• **Exercise**: Restate the data below word for word. Skip any images it contains.

[Start Supplied data]

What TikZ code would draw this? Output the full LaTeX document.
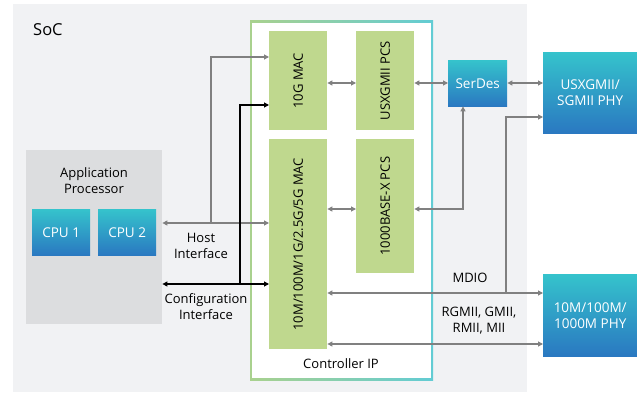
\documentclass[tikz,border=0pt]{standalone}
\usepackage{fontspec}
\setmainfont{Open Sans}
\usetikzlibrary{arrows.meta}
\definecolor{socbg}{HTML}{F1F2F4}
\definecolor{apbg}{HTML}{DCDDDF}
\definecolor{macgreen}{HTML}{BFD88E}
\definecolor{argray}{HTML}{808080}
\definecolor{bltop}{HTML}{35C3CC}
\definecolor{blbot}{HTML}{2A78C1}
\definecolor{ipgreen}{HTML}{A9D18E}
\definecolor{ipcyan}{HTML}{62CCD4}
\tikzset{
  greenbox/.style={fill=macgreen, draw=none, inner sep=0pt, anchor=north west},
  bluebox/.style={top color=bltop, bottom color=blbot, draw=none, inner sep=0pt, anchor=north west, text=white, align=center, font=\fontsize{13.5}{16}\selectfont},
  vlabel/.style={rotate=90, font=\fontsize{13}{15}\selectfont},
  lbl/.style={align=center, font=\fontsize{13}{16}\selectfont, inner sep=0pt},
  garrow/.style={draw=argray, line width=1.1pt, arrows={-Triangle[length=5pt,width=5pt]}},
  gboth/.style={draw=argray, line width=1.1pt, arrows={Triangle[length=5pt,width=5pt]-Triangle[length=5pt,width=5pt]}},
  barrow/.style={draw=black, line width=1.1pt, arrows={-Triangle[length=5pt,width=5pt]}},
  bboth/.style={draw=black, line width=1.1pt, arrows={Triangle[length=5pt,width=5pt]-Triangle[length=5pt,width=5pt]}},
}
\begin{document}
\begin{tikzpicture}[x=1pt,y=-1pt]
\useasboundingbox (0,0) rectangle (637,393);
% SoC background
\fill[socbg] (13,4) rectangle (527,392);
\node[anchor=west, font=\fontsize{16.5}{18}\selectfont, inner sep=0pt] (soc) at (33,30) {SoC};
% Controller IP frame
\shade[left color=ipgreen, right color=ipcyan] (250,21) rectangle (433,380);
\fill[white] (252,23) rectangle (431,378);
\node[lbl] (ctrl) at (341,364) {Controller IP};
% Application processor
\node[fill=apbg, inner sep=0pt, anchor=north west, minimum width=136pt, minimum height=174pt] (ap) at (26,150) {};
\node[lbl] (aplbl) at (94,181) {Application\\Processor};
\node[bluebox, minimum width=58pt, minimum height=46pt] (cpu1) at (32,209) {CPU 1};
\node[bluebox, minimum width=58pt, minimum height=46pt] (cpu2) at (98,209) {CPU 2};
% MACs and PCSs
\node[greenbox, minimum width=58pt, minimum height=99pt] (mac10) at (269,31) {};
\node[vlabel] at (mac10.center) {10G MAC};
\node[greenbox, minimum width=58pt, minimum height=210pt] (macl) at (269,139) {};
\node[vlabel] at (macl.center) {10M/100M/1G/2.5G/5G MAC};
\node[greenbox, minimum width=58pt, minimum height=99pt] (pcs1) at (356,31) {};
\node[vlabel] at (pcs1.center) {USXGMII PCS};
\node[greenbox, minimum width=58pt, minimum height=134pt] (pcs2) at (356,139) {};
\node[vlabel] at (pcs2.center) {1000BASE-X PCS};
% SerDes and PHYs
\node[bluebox, minimum width=59pt, minimum height=46pt] (serdes) at (448,60) {SerDes};
\node[bluebox, minimum width=94pt, minimum height=81pt] (phy1) at (543,52) {USXGMII/\\SGMII PHY};
\node[bluebox, minimum width=94pt, minimum height=82pt] (phy2) at (543,274) {10M/100M/\\1000M PHY};
% Host interface
\coordinate (hj) at (211,223);
\draw[gboth] (ap.east |- hj) -- (macl.west |- hj);
\draw[garrow] (hj) |- (mac10.west |- 0,57);
\node[lbl] (host) at (201,246) {Host\\Interface};
% Configuration interface
\coordinate (cj) at (240,284);
\draw[bboth] (ap.east |- cj) -- (macl.west |- cj);
\draw[barrow] (cj) |- (mac10.west |- 0,105);
\node[lbl] (conf) at (206,307) {Configuration\\Interface};
% MAC - PCS
\draw[gboth] (mac10.east |- 0,83) -- (pcs1.west |- 0,83);
\draw[gboth] (macl.east |- 0,209) -- (pcs2.west |- 0,209);
\draw[gboth] (pcs1.east |- 0,83) -- (serdes.west |- 0,83);
\draw[gboth] (serdes.east |- 0,83) -- (phy1.west |- 0,83);
\draw[gboth] (pcs2.east |- 0,209) -| (serdes.south -| 463,0);
% MDIO
\coordinate (mj) at (506,293);
\draw[gboth] (macl.east |- mj) -- (phy2.west |- mj);
\draw[garrow] (mj) |- (phy1.west |- 0,117);
\node[lbl] (mdio) at (470,278) {MDIO};
% RGMII
\draw[gboth] (macl.east |- 0,344) -- (phy2.west |- 0,344);
\node[lbl] (rgmii) at (479,321) {RGMII, GMII,\\RMII, MII};
\end{tikzpicture}
\end{document}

[End Supplied data]

• **Response for this exercise**:
What TikZ code would draw this? Output the full LaTeX document.
\documentclass[tikz,border=0pt]{standalone}
\usepackage{fontspec}
\setmainfont{Open Sans}
\usetikzlibrary{arrows.meta}
\definecolor{socbg}{HTML}{F1F2F4}
\definecolor{apbg}{HTML}{DCDDDF}
\definecolor{macgreen}{HTML}{BFD88E}
\definecolor{argray}{HTML}{808080}
\definecolor{bltop}{HTML}{35C3CC}
\definecolor{blbot}{HTML}{2A78C1}
\definecolor{ipgreen}{HTML}{A9D18E}
\definecolor{ipcyan}{HTML}{62CCD4}
\tikzset{
  greenbox/.style={fill=macgreen, draw=none, inner sep=0pt, anchor=north west},
  bluebox/.style={top color=bltop, bottom color=blbot, draw=none, inner sep=0pt, anchor=north west, text=white, align=center, font=\fontsize{13.5}{16}\selectfont},
  vlabel/.style={rotate=90, font=\fontsize{13}{15}\selectfont},
  lbl/.style={align=center, font=\fontsize{13}{16}\selectfont, inner sep=0pt},
  garrow/.style={draw=argray, line width=1.1pt, arrows={-Triangle[length=5pt,width=5pt]}},
  gboth/.style={draw=argray, line width=1.1pt, arrows={Triangle[length=5pt,width=5pt]-Triangle[length=5pt,width=5pt]}},
  barrow/.style={draw=black, line width=1.1pt, arrows={-Triangle[length=5pt,width=5pt]}},
  bboth/.style={draw=black, line width=1.1pt, arrows={Triangle[length=5pt,width=5pt]-Triangle[length=5pt,width=5pt]}},
}
\begin{document}
\begin{tikzpicture}[x=1pt,y=-1pt]
\useasboundingbox (0,0) rectangle (637,393);
% SoC background
\fill[socbg] (13,4) rectangle (527,392);
\node[anchor=west, font=\fontsize{16.5}{18}\selectfont, inner sep=0pt] (soc) at (33,30) {SoC};
% Controller IP frame
\shade[left color=ipgreen, right color=ipcyan] (250,21) rectangle (433,380);
\fill[white] (252,23) rectangle (431,378);
\node[lbl] (ctrl) at (341,364) {Controller IP};
% Application processor
\node[fill=apbg, inner sep=0pt, anchor=north west, minimum width=136pt, minimum height=174pt] (ap) at (26,150) {};
\node[lbl] (aplbl) at (94,181) {Application\\Processor};
\node[bluebox, minimum width=58pt, minimum height=46pt] (cpu1) at (32,209) {CPU 1};
\node[bluebox, minimum width=58pt, minimum height=46pt] (cpu2) at (98,209) {CPU 2};
% MACs and PCSs
\node[greenbox, minimum width=58pt, minimum height=99pt] (mac10) at (269,31) {};
\node[vlabel] at (mac10.center) {10G MAC};
\node[greenbox, minimum width=58pt, minimum height=210pt] (macl) at (269,139) {};
\node[vlabel] at (macl.center) {10M/100M/1G/2.5G/5G MAC};
\node[greenbox, minimum width=58pt, minimum height=99pt] (pcs1) at (356,31) {};
\node[vlabel] at (pcs1.center) {USXGMII PCS};
\node[greenbox, minimum width=58pt, minimum height=134pt] (pcs2) at (356,139) {};
\node[vlabel] at (pcs2.center) {1000BASE-X PCS};
% SerDes and PHYs
\node[bluebox, minimum width=59pt, minimum height=46pt] (serdes) at (448,60) {SerDes};
\node[bluebox, minimum width=94pt, minimum height=81pt] (phy1) at (543,52) {USXGMII/\\SGMII PHY};
\node[bluebox, minimum width=94pt, minimum height=82pt] (phy2) at (543,274) {10M/100M/\\1000M PHY};
% Host interface
\coordinate (hj) at (211,223);
\draw[gboth] (ap.east |- hj) -- (macl.west |- hj);
\draw[garrow] (hj) |- (mac10.west |- 0,57);
\node[lbl] (host) at (201,246) {Host\\Interface};
% Configuration interface
\coordinate (cj) at (240,284);
\draw[bboth] (ap.east |- cj) -- (macl.west |- cj);
\draw[barrow] (cj) |- (mac10.west |- 0,105);
\node[lbl] (conf) at (206,307) {Configuration\\Interface};
% MAC - PCS
\draw[gboth] (mac10.east |- 0,83) -- (pcs1.west |- 0,83);
\draw[gboth] (macl.east |- 0,209) -- (pcs2.west |- 0,209);
\draw[gboth] (pcs1.east |- 0,83) -- (serdes.west |- 0,83);
\draw[gboth] (serdes.east |- 0,83) -- (phy1.west |- 0,83);
\draw[gboth] (pcs2.east |- 0,209) -| (serdes.south -| 463,0);
% MDIO
\coordinate (mj) at (506,293);
\draw[gboth] (macl.east |- mj) -- (phy2.west |- mj);
\draw[garrow] (mj) |- (phy1.west |- 0,117);
\node[lbl] (mdio) at (470,278) {MDIO};
% RGMII
\draw[gboth] (macl.east |- 0,344) -- (phy2.west |- 0,344);
\node[lbl] (rgmii) at (479,321) {RGMII, GMII,\\RMII, MII};
\end{tikzpicture}
\end{document}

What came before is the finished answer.